He’s 6 feet, 2 inches tall, sips on matcha lattes, listens to Laufey and swears The Bell Jar changed his life. He posts BeReal photos with tote bags and poetry books, calls himself a feminist and has strong opinions about “protecting women.” But ask him to name a single female author beyond Jane Austin, and the conversation suddenly changes.
Welcome to performative male culture, a new kind of masculinity that looks soft, sensitive and socially conscious on the surface, but often stops there. It’s the performance of wokeness, empathy and feminism, done less out of belief and more for attention, approval or aesthetics.
Performative male culture describes the phenomenon where some men adopt progressive ideals or emotional openness to appear thoughtful and feminist, while still benefiting from or perpetuating the same gendered dynamics they claim to reject. It’s not about genuine allyship; it’s about optics.
The term borrows from “performative activism,” where people publicly support social causes for social credit rather than conviction. In this case, masculinity is rebranded through trendy sensitivity, softboy aesthetics, curated playlists and feminist catchphrases, without the accountability or self-reflection that real change requires.
The rise of the internet “soft boy” helped shape this culture. Unlike the hyper-masculine “alpha male,” the soft boy markets himself as emotionally intelligent, artsy and politically aware. He’ll tell you he respects women, then talk over them in class. He reads women’s literature but treats it like a personality trait. He’s emotionally vulnerable online but emotionally unavailable in person.
This performance thrives on irony. It’s cool to seem sensitive, but not to actually care too much. Vulnerability becomes an aesthetic, not a value. And in the digital age, identity itself can become content.
Social expectations have changed, especially among younger generations. Traditional masculinity no longer attracts universal admiration. Empathy and self-awareness are now seen as green flags. Many men genuinely embrace that shift, learning to express emotion and respect boundaries.
But for others, these traits are strategic. Claiming to be “feminist” or “different from other guys” can be a way to gain romantic or social validation. It’s moral signaling disguised as maturity. The danger lies in how convincing it can look because performance can easily pass as progress.
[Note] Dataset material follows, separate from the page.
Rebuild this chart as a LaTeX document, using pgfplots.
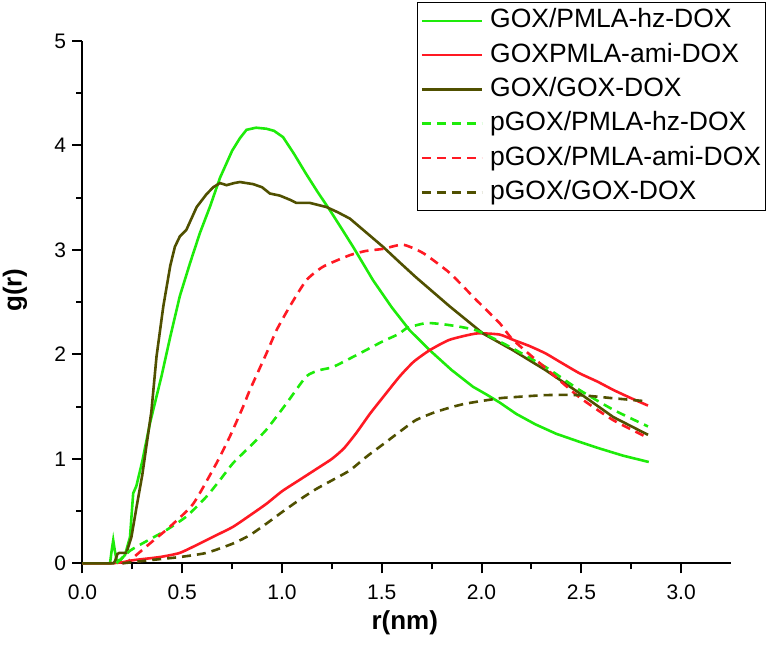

Performative male culture isn’t just shallow; it can be manipulative. When men treat feminism as a dating strategy rather than a belief system, it undermines real progress. It turns allyship into an ego boost and empathy into performance art. Women end up disillusioned, while genuine conversations about masculinity and gender equality get diluted by irony and insincerity.
Even worse, it reinforces a quiet double standard. Men still receive praise for doing the bare minimum, listening, expressing emotion or reading a woman author, while women who do the same are seen as ordinary.
Authenticity is the key difference between performance and growth. Real allyship means acting on values, not just displaying them. It means listening more than talking, respecting boundaries and doing the uncomfortable work of examining one’s own biases.
There’s nothing wrong with matcha, Clairo or Laufey, but there’s a big difference between liking those things and using them as proof of being “different.” Being genuine doesn’t require performance; it requires empathy.
True progress isn’t about branding masculinity as softer or trendier… it’s about making it real.